Raimund Bethge

Personal information
- Born: 7 July 1947 (age 79) Schwedt, Brandenburg, East Germany

Sport
- Sport: Bobsleigh Hurdling

Medal record
Representing East Germany
Bobsleigh
World Championships
| Gold medal – first place | 1977 St. Moritz | Four-man |
| Silver medal – second place | 1978 Lake Placid | Two-man |
| Bronze medal – third place | 1978 Lake Placid | Four-man |
European Championships
| Silver medal – second place | 1978 Igls | Four-man |

= Raimund Bethge =

German bobsledder (born 1947)

Raimund Bethge (born 7 July 1947) is an East German bobsledder who competed in the late 1970s. He took up the sport in 1975. He won a complete set of medals at the FIBT World Championships with a gold in four-man (1977), a silver in two-man (1978, and a bronze in four-man (1978). He also took a silver in the European Championships in 1978 in the four-man event. Bethge also competed at the 1976 Winter Olympics in Innsbruck, finishing fourth in the four-man event and seventh in the two-man event.

Prior to his role in bobsleigh, Bethge was national champion in the 110 metres hurdles in 1969, and finished fifth in the event at the 1969 European Championships in Athletics in Athens. He also won East German national titles in the 110 metres hurdles and the indoor 55 metres hurdles in 1969 and as part of a successful 4 × 100 metres relay team in 1970.

Bethge was forced to retire from bobsleigh in 1979 following a bus accident. That same year he took up coaching, initially as an assistant club coach at the Oberhof track. He became a trainer for the bobsleigh federation in East Germany, then for unified Germany after East and West Germany reunified in 1990. One of the athletes he trained was Wolfgang Hoppe, who would later become a coach for the German team.
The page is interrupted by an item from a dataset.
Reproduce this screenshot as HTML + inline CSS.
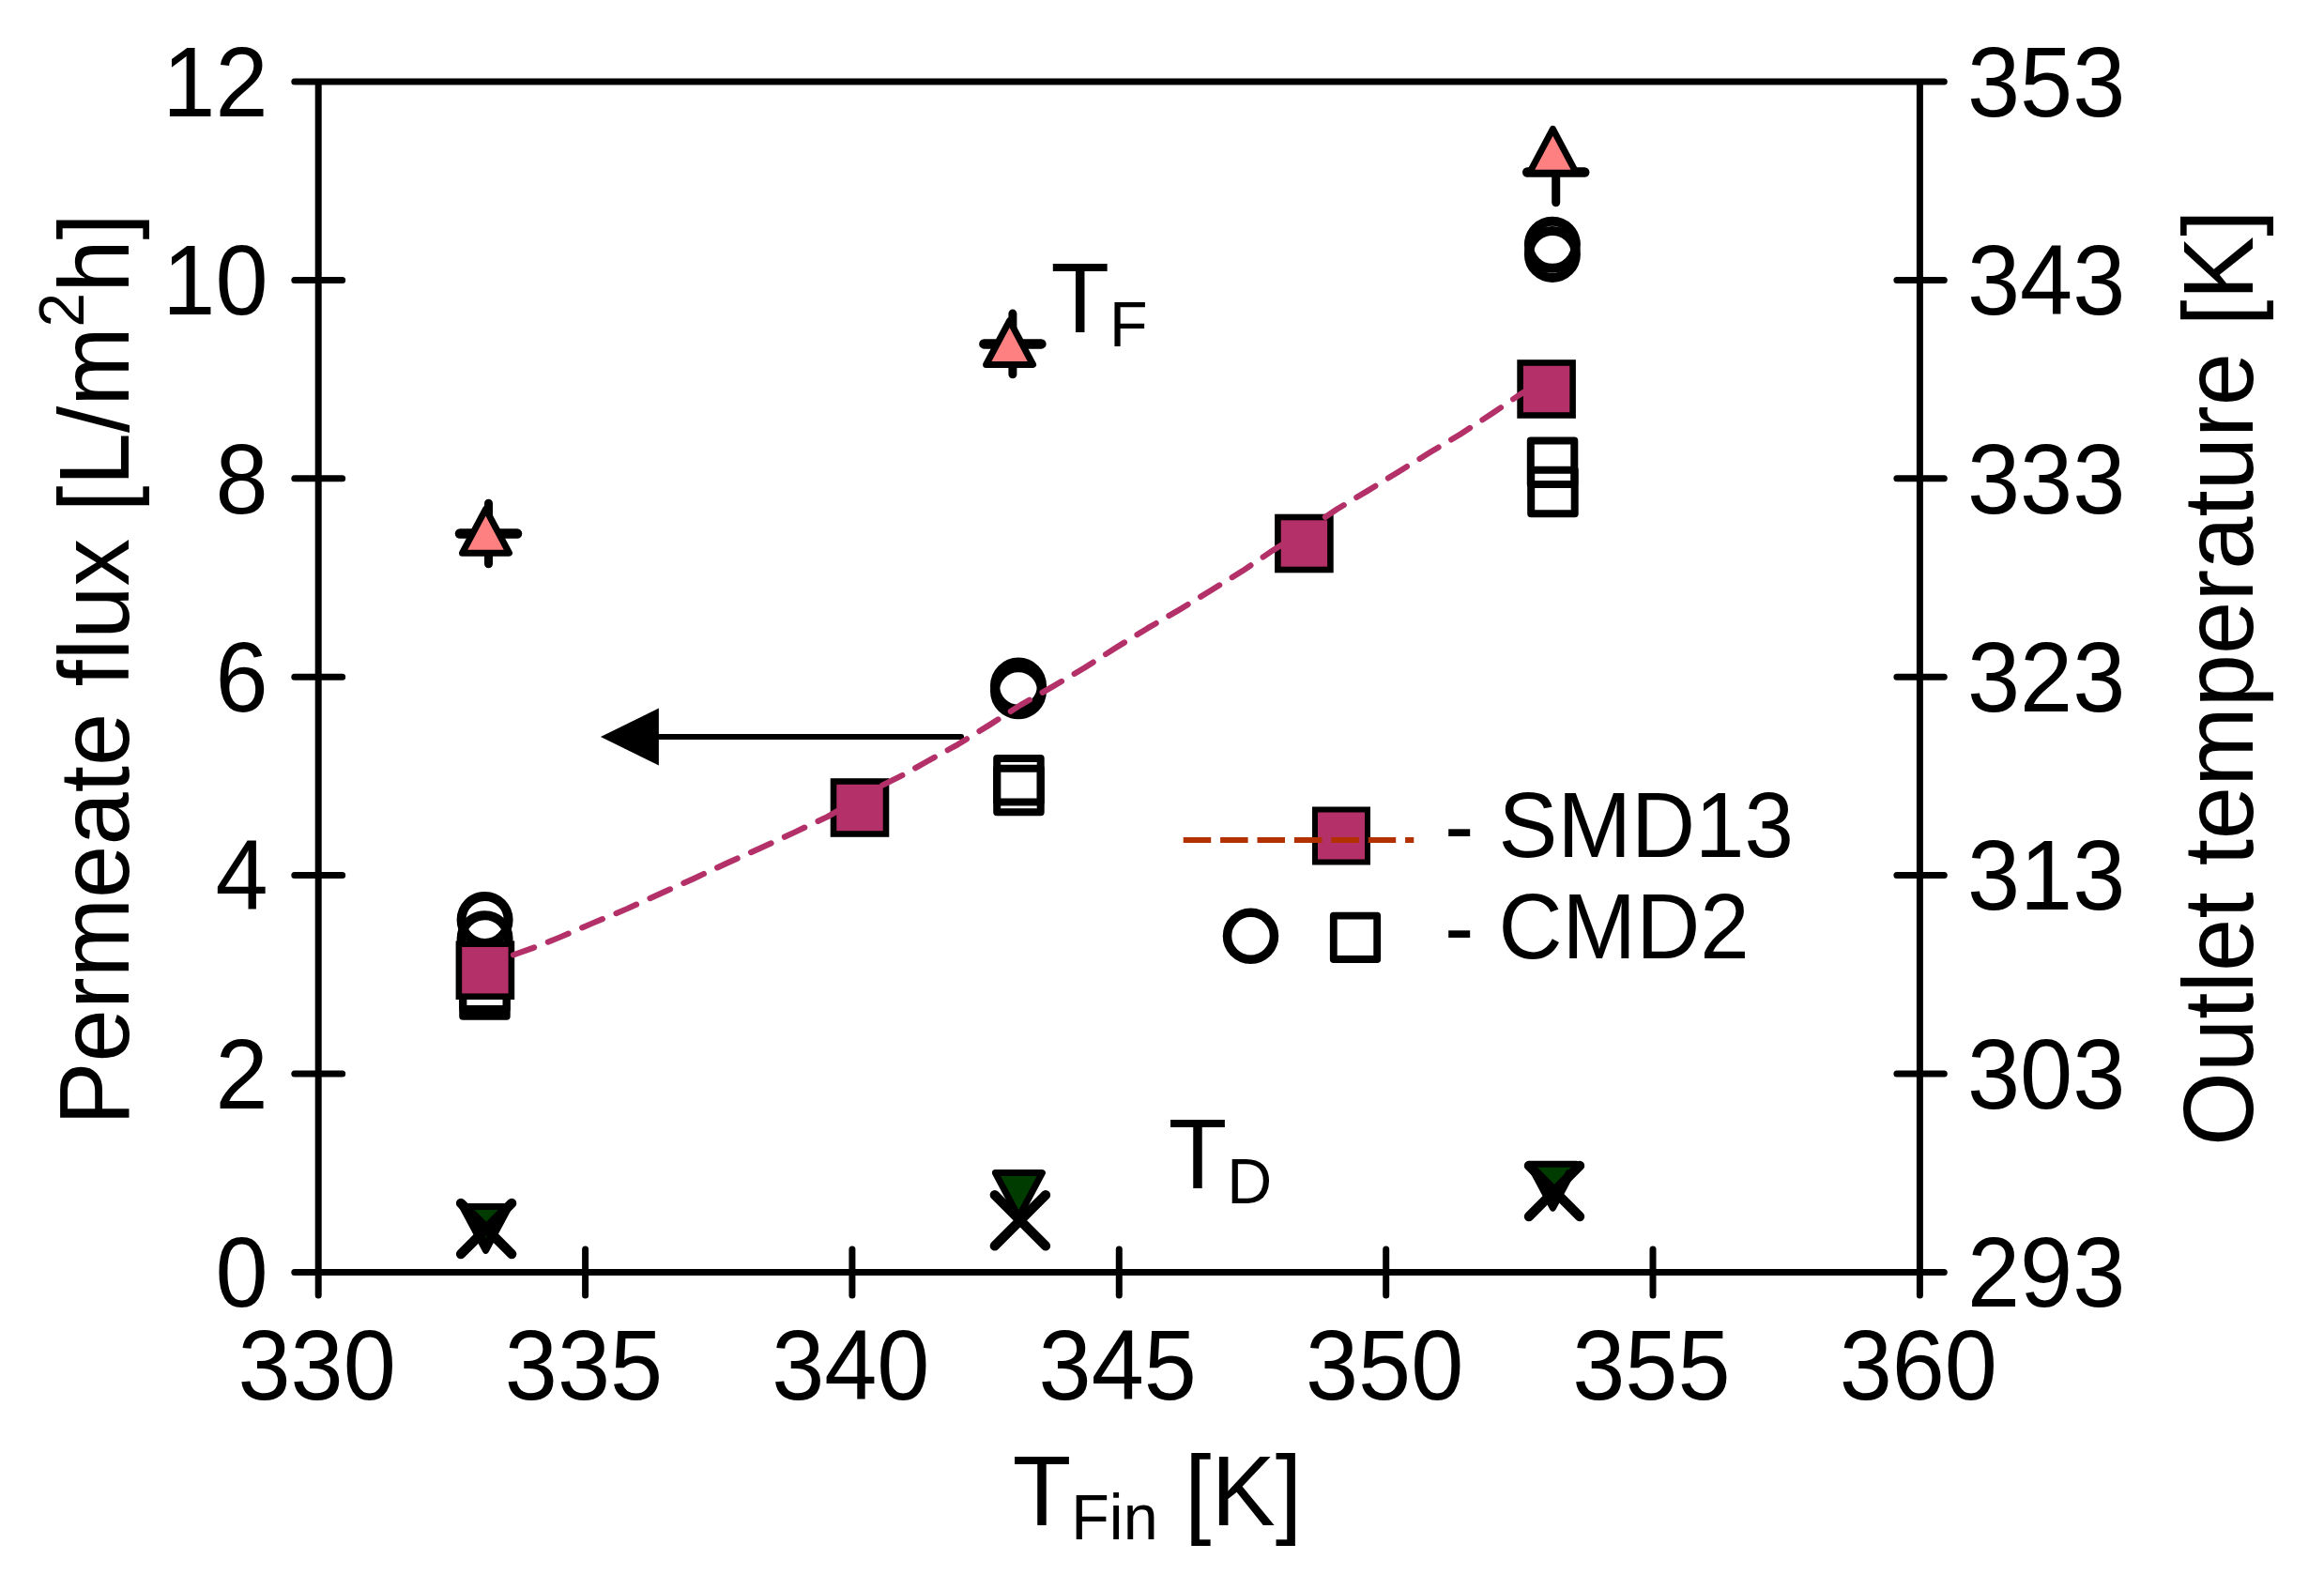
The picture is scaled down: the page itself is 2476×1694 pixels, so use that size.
<!DOCTYPE html>
<html lang="en"><head><meta charset="utf-8"><title>Permeate flux vs feed inlet temperature</title>
<style>html,body{margin:0;padding:0;background:#fff}body{width:2476px;height:1694px;overflow:hidden}svg{display:block}text{font-family:"Liberation Sans",Arial,Helvetica,sans-serif;fill:#000}</style>
</head><body>
<svg width="2476" height="1694" viewBox="0 0 2476 1694">
<rect width="2476" height="1694" fill="#fff"/>
<g id="axes" stroke="#000" stroke-width="7" stroke-linecap="round" fill="none">
<path d="M339.2,87.0 V1379.9 M2045.4,87.0 V1379.9 M313.8,87.0 H2071.3 M313.8,1355.4 H2071.3"/>
<path d="M313.8,298.4 H364.7 M2020.9,298.4 H2071.3 M313.8,509.8 H364.7 M2020.9,509.8 H2071.3 M313.8,721.2 H364.7 M2020.9,721.2 H2071.3 M313.8,932.6 H364.7 M2020.9,932.6 H2071.3 M313.8,1144.0 H364.7 M2020.9,1144.0 H2071.3 M623.6,1330.9 V1379.9 M907.9,1330.9 V1379.9 M1192.3,1330.9 V1379.9 M1476.7,1330.9 V1379.9 M1761.0,1330.9 V1379.9"/>
</g>
<g id="ticklabels">
<text transform="translate(285.5,123.7) scale(0.985,1.0405)" font-size="102.4" text-anchor="end">12</text>
<text transform="translate(285.5,335.1) scale(0.985,1.0405)" font-size="102.4" text-anchor="end">10</text>
<text transform="translate(285.5,546.5) scale(0.985,1.0405)" font-size="102.4" text-anchor="end">8</text>
<text transform="translate(285.5,757.9) scale(0.985,1.0405)" font-size="102.4" text-anchor="end">6</text>
<text transform="translate(285.5,969.3) scale(0.985,1.0405)" font-size="102.4" text-anchor="end">4</text>
<text transform="translate(285.5,1180.7) scale(0.985,1.0405)" font-size="102.4" text-anchor="end">2</text>
<text transform="translate(285.5,1392.1) scale(0.985,1.0405)" font-size="102.4" text-anchor="end">0</text>
<text transform="translate(2096.0,123.7) scale(0.985,1.0405)" font-size="102.4" text-anchor="start">353</text>
<text transform="translate(2096.0,335.1) scale(0.985,1.0405)" font-size="102.4" text-anchor="start">343</text>
<text transform="translate(2096.0,546.5) scale(0.985,1.0405)" font-size="102.4" text-anchor="start">333</text>
<text transform="translate(2096.0,757.9) scale(0.985,1.0405)" font-size="102.4" text-anchor="start">323</text>
<text transform="translate(2096.0,969.3) scale(0.985,1.0405)" font-size="102.4" text-anchor="start">313</text>
<text transform="translate(2096.0,1180.7) scale(0.985,1.0405)" font-size="102.4" text-anchor="start">303</text>
<text transform="translate(2096.0,1392.1) scale(0.985,1.0405)" font-size="102.4" text-anchor="start">293</text>
<text transform="translate(337.6,1490.5) scale(0.985,1.0405)" font-size="102.4" text-anchor="middle">330</text>
<text transform="translate(622.0,1490.5) scale(0.985,1.0405)" font-size="102.4" text-anchor="middle">335</text>
<text transform="translate(906.3,1490.5) scale(0.985,1.0405)" font-size="102.4" text-anchor="middle">340</text>
<text transform="translate(1190.7,1490.5) scale(0.985,1.0405)" font-size="102.4" text-anchor="middle">345</text>
<text transform="translate(1475.1,1490.5) scale(0.985,1.0405)" font-size="102.4" text-anchor="middle">350</text>
<text transform="translate(1759.4,1490.5) scale(0.985,1.0405)" font-size="102.4" text-anchor="middle">355</text>
<text transform="translate(2043.8,1490.5) scale(0.985,1.0405)" font-size="102.4" text-anchor="middle">360</text>
</g>
<g id="titles">
<text transform="translate(1078.7,1624.9) scale(1,1.0405)" font-size="102.4" text-anchor="start">T<tspan font-size="66.5" dy="14.2">Fin</tspan><tspan dy="-14.2"> [K]</tspan></text>
<text transform="translate(136.8,1199.1) rotate(-90) scale(0.99,1.0405)" font-size="102.4" text-anchor="start">Permeate flux [L/m<tspan font-size="66.5" dy="-46">2</tspan><tspan dy="46">h]</tspan></text>
<text transform="translate(2400.3,1220.9) rotate(-90) scale(0.99,1.0405)" font-size="102.4" text-anchor="start">Outlet temperature [K]</text>
<text transform="translate(1119.5,354.1) scale(1,1.0405)" font-size="102.4" text-anchor="start">T<tspan font-size="66.5" dy="14.2">F</tspan></text>
<text transform="translate(1244.7,1265.9) scale(1,1.0405)" font-size="102.4" text-anchor="start">T<tspan font-size="66.5" dy="15">D</tspan></text>
</g>
<g id="cmd2">
<rect x="493.2" y="1028.5" width="46.5" height="46.5" fill="none" stroke="#000" stroke-width="8" stroke-linejoin="round"/>
<rect x="493.2" y="1036.2" width="46.5" height="46.5" fill="none" stroke="#000" stroke-width="8" stroke-linejoin="round"/>
<rect x="1062.2" y="808.0" width="46.5" height="46.5" fill="none" stroke="#000" stroke-width="8" stroke-linejoin="round"/>
<rect x="1062.2" y="818.8" width="46.5" height="46.5" fill="none" stroke="#000" stroke-width="8" stroke-linejoin="round"/>
<rect x="1630.8" y="469.4" width="46.5" height="46.5" fill="none" stroke="#000" stroke-width="8" stroke-linejoin="round"/>
<rect x="1631.2" y="500.8" width="46.5" height="46.5" fill="none" stroke="#000" stroke-width="8" stroke-linejoin="round"/>
<circle cx="516.6" cy="979.9" r="25" fill="none" stroke="#000" stroke-width="10"/>
<circle cx="516.6" cy="1000.2" r="25" fill="none" stroke="#000" stroke-width="10"/>
<circle cx="1085" cy="730.6" r="25" fill="none" stroke="#000" stroke-width="10"/>
<circle cx="1085" cy="736.2" r="25" fill="none" stroke="#000" stroke-width="10"/>
<circle cx="1653.9" cy="260.8" r="25" fill="none" stroke="#000" stroke-width="10"/>
<circle cx="1653.9" cy="270.9" r="25" fill="none" stroke="#000" stroke-width="10"/>
</g>
<g id="outlet-temps">
<path d="M490.0,568.5 H551.0" stroke="#000" stroke-width="10.5" stroke-linecap="round"/><path d="M520.5,536.2 V600.8" stroke="#000" stroke-width="9" stroke-linecap="round"/>
<path d="M517.5,542.3 L542.5,589.2 L492.5,589.2 Z" fill="#FF8080" stroke="#000" stroke-width="7" stroke-linejoin="round"/>
<path d="M1048.4,366.4 H1109.4" stroke="#000" stroke-width="10.5" stroke-linecap="round"/><path d="M1078.9,334.09999999999997 V398.7" stroke="#000" stroke-width="9" stroke-linecap="round"/>
<path d="M1075.6,341.6 L1100.6,388.5 L1050.6,388.5 Z" fill="#FF8080" stroke="#000" stroke-width="7" stroke-linejoin="round"/>
<path d="M1627.2,183.5 H1688.2" stroke="#000" stroke-width="10.5" stroke-linecap="round"/><path d="M1657.7,151.2 V215.8" stroke="#000" stroke-width="9" stroke-linecap="round"/>
<path d="M1654.4,137.4 L1679.4,184.3 L1629.4,184.3 Z" fill="#FF8080" stroke="#000" stroke-width="7" stroke-linejoin="round"/>
<path d="M517.5,1332.4 L542.5,1285.5 L492.5,1285.5 Z" fill="#003C00" stroke="#000" stroke-width="7" stroke-linejoin="round"/>
<path d="M500.5,1295.5 L517.5,1327.5 L534.5,1295.5" fill="none" stroke="#000" stroke-width="8" stroke-linejoin="round" stroke-linecap="round"/>
<path d="M491.0,1281.9 L545.2,1336.1 M491.0,1336.1 L545.2,1281.9" stroke="#000" stroke-width="10.3" stroke-linecap="round" fill="none"/>
<path d="M1059.8,1273.2 L1114.0,1327.4 M1059.8,1327.4 L1114.0,1273.2" stroke="#000" stroke-width="10.3" stroke-linecap="round" fill="none"/>
<path d="M1085.4,1296.5 L1110.4,1249.6 L1060.4,1249.6 Z" fill="#003C00" stroke="#000" stroke-width="7" stroke-linejoin="round"/>
<path d="M1654.4,1287.2 L1679.4,1240.3 L1629.4,1240.3 Z" fill="#003C00" stroke="#000" stroke-width="7" stroke-linejoin="round"/>
<path d="M1637.4,1250.3 L1654.4,1282.3 L1671.4,1250.3" fill="none" stroke="#000" stroke-width="8" stroke-linejoin="round" stroke-linecap="round"/>
<path d="M1628.9,1241.9 L1683.1,1296.1 M1628.9,1296.1 L1683.1,1241.9" stroke="#000" stroke-width="10.3" stroke-linecap="round" fill="none"/>
</g>
<g id="arrow"><path d="M700,785 H1024" stroke="#000" stroke-width="6.2" stroke-linecap="round"/><path d="M639.9,785 L701.9,754.6 V815.4 Z" fill="#000"/></g>
<g id="smd13">
<rect x="488.9" y="1005.7" width="56" height="56" fill="#B33068" stroke="#000" stroke-width="6.6"/>
<rect x="888.0" y="832.5" width="56" height="56" fill="#B33068" stroke="#000" stroke-width="6.6"/>
<rect x="1361.4" y="551.0" width="56" height="56" fill="#B33068" stroke="#000" stroke-width="6.6"/>
<rect x="1619.6" y="386.5" width="56" height="56" fill="#B33068" stroke="#000" stroke-width="6.6"/>
<path d="M516.9,1028 L545.4,1017.9 L572.1,1008.4 L595.4,999 L631.5,983.5 L668.5,968 L704.6,951.6 L739.6,935.8 L776.6,918.6 L811.7,902.9 L847,886.5 L881.4,870.2 L916,850.5 L939.9,836.6 L961.4,826 L986.1,812.1 L1020.5,793.2 L1054,772.5 L1087.6,751 L1122,731.2 L1155.6,711.4 L1189.2,689.9 L1222.7,669.3 L1256.3,649.7 L1290.4,628.9 L1323.9,608.2 L1356.2,586.3 L1389.4,566 L1424.6,542.4 L1456.9,523 L1490.5,502.3 L1524,481.7 L1556.3,462.3 L1589.9,440.4 L1618.3,421 L1640,408" fill="none" stroke="#B33068" stroke-width="6.2" stroke-linecap="round" stroke-linejoin="round" stroke-dasharray="23.5 15.9" stroke-dashoffset="7.5"/>
</g>
<g id="legend">
<rect x="1401.0" y="862.5" width="56" height="56" fill="#B33068" stroke="#000" stroke-width="6"/>
<path d="M1260.7,895 H1506.3" stroke="#B33000" stroke-width="6.2" stroke-dasharray="29.5 9.9" fill="none"/>
<circle cx="1332.5" cy="997.3" r="25" fill="none" stroke="#000" stroke-width="9.5"/>
<rect x="1420.8" y="975.6" width="46.4" height="46.4" fill="none" stroke="#000" stroke-width="7.8" stroke-linejoin="round"/>
<text transform="translate(1538.9,912.8) scale(1,1.0405)" font-size="94.3" text-anchor="start">- SMD13</text>
<text transform="translate(1538.9,1020.8) scale(1,1.0405)" font-size="94.3" text-anchor="start">- CMD2</text>
</g>
</svg>
</body></html>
Another would be Christoph Langen, another successful bobsledder who was appointed as coach of the German team in 2010.

Bethge was named trainer of the year in Germany in 2006 by the German Olympic Sports Confederation as a result of his successes that included 80 men's bobsleigh medals overall (Winter Olympics, World championship, and European championship), 11 women's bobsleigh medals overall, and 11 skeleton medals overall. He donated the €10,000 prize money to the German Bobsleigh, Luge, and Skeleton Federation to fund youth development. He was able to attend the 2006 Winter Olympics in Turin despite breaking both of his legs after being hit by an Australian bobsled during a practice run at Cesana Pariol on 30 November 2005. Bethge was planning to avoid travelling to the 2010 Winter Olympics in Vancouver due to health problems arising from these injuries, but after the whole German team appealed to him to reconsider by wearing "Raimund for Whistler" t-shirts at a World Cup race in St. Moritz he agreed to attend the Games. He retired from coaching in August 2010.

Bethge is the half-brother of the sports shooter Bernhard Hochwald and Katja Klepp is his sister-in-law.